With the expansion of the EHF EURO to 24 teams, there is a plethora of possible line-ups in the preliminary round.
Here the focus is on the 12 teams in Pots 3 and 4, who they could end up facing and which opponents would offer the most interesting storylines ahead of the draw event on Friday 28 June at 18:45 hrs at Erste Bank Campus in Vienna. The draw will be streamed live on the EHF EURO YouTube channel and the EHF EURO Facebook page.
POT 4: Poland, Russia, Serbia, Ukraine, Bosnia Herzegovina, Netherlands
2016 hosts Poland are back at the final tournament after missing out two years ago. Among their potential preliminary round opponents are sides which have caused them heartache in recent years. Belarus helped to cause Poland’s 2018 qualification downfall and are potential Pot 2 opponents, alongside familiar foes Germany. While in Pot 1, Poland could have a chance to redeem themselves against Croatia, who knocked them out of their home EHF EURO with an incredible 37:23 win.
Russia missed out on the final tournament two years ago at the hands of Sweden (Pot 1) and Montenegro (Pot 3), while the side who frustrated them in this qualification campaign, Hungary, could pop up again from Pot 2.
Serbia could end up facing qualification rivals Croatia (Pot 1) and Switzerland (Pot 3) again, which would mean a trip to Graz for the preliminary round. Following heavy defeats to France (Pot 1) and Germany (Pot 2) at January’s World Championship, the Serbs may prefer to test themselves against other top ranked sides.
It has been 10 years since Ukraine last graced the EHF EURO stage and as that campaign ended early with three consecutive defeats, they may not fancy a return to Graz and Group A. There is a 33 per cent chance of facing one of their neighbours as both Belarus and Hungary sit in Pot 2.
Debutants Bosnia Herzegovina would fancy their chances on neutral ground against qualification group rivals Czech Republic (Pot 1) and Belarus (Pot 2) having split victories with both.

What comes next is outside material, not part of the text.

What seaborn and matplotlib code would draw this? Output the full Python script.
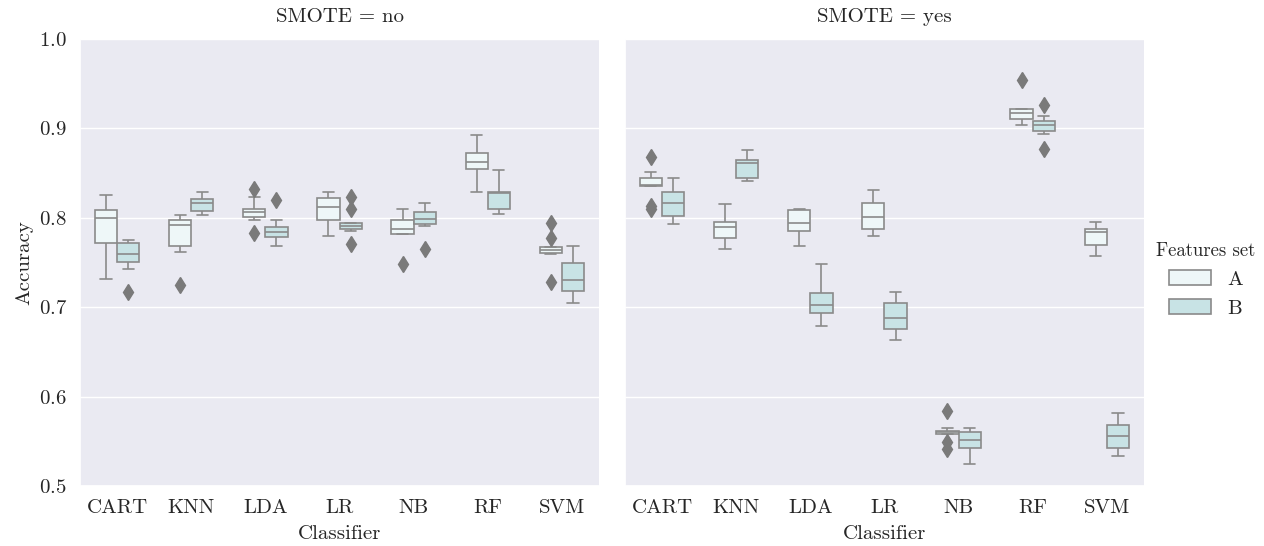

There is a chance of them facing neighbours Montenegro (Pot 3) and Croatia (Pot 1) and being placed in either of the Austrian groups should inspire some supporters to travel over.
Netherlands also make their debut next January and a preliminary round clash with neighbours Germany )Pot 2) would be a special occasion, particularly due to the large number of Dutch players plying their trade there. Taking on hosts Sweden (Pot 1) would be an interesting test of the Dutch side’s progression since a five-goal aggregate loss in the World Championship 2019 playoff.
POT 3: Austria, Iceland, Montenegro, Portugal, Switzerland, Latvia
Austria are the lowest seeded of the three co-hosts, which means they will have their work cut out for them to progress to the main round on home court. They will face either Spain, France or Czech Republic from Pot 1, while they have a 50 per cent chance of taking on a neighbour, Hungary or Slovenia, from Pot 2.
The other time an EHF EURO took place in Austria, in 2010, Iceland won bronze. There is just a one-in-five chance of returning to Austria for the preliminary round, which would mean facing Croatia in Graz. It would not surprise them to be drawn with North Macedonia from Pot 2, a team they took on in qualification for 2018 and 2020 as well as January’s World Championship.
Still on the hunt for their first win at a final tournament, Montenegro look in good form going into their fourth consecutive EHF EURO. There is a 33 per cent chance of facing a neighbour from Pot 4, Serbia or Bosnia Herzegovina. Having beaten them in qualification, they may also enjoy facing Ukraine (Pot 4) or Denmark (Pot 1) in Malmö.
Portugal are back in the big time for the first time since 2006 and a battle against reigning champions and neighbours Spain (Pot 1) would undoubtedly be a special occasion. Being drawn alongside Serbia (Pot 4) or Slovenia (Pot 3) would offer the Portuguese a chance to exact revenge on teams who most recently denied them a place at a major championship.
Switzerland are also heading to their first championship since 2006 and they have a one-in-five chance of playing in neighbouring Austria, which would mean facing qualification group winners Croatia (Pot 1) in Graz. While they cannot face Austria in the preliminary round, other neighbours France (Pot 1) and Germany (Pot 2) are potential opponents and countries where star Swiss names play their club handball.
Armed with one of the most in-form players in the world, Latvia are set to make their EHF EURO debut in January. Vardar’s Dainis Kristopans could face the nation where he has become a hero as North Macedonia are in Pot 2, as are Latvia’s neighbours Belarus, where Kristopans spent two seasons with Meshkov Brest.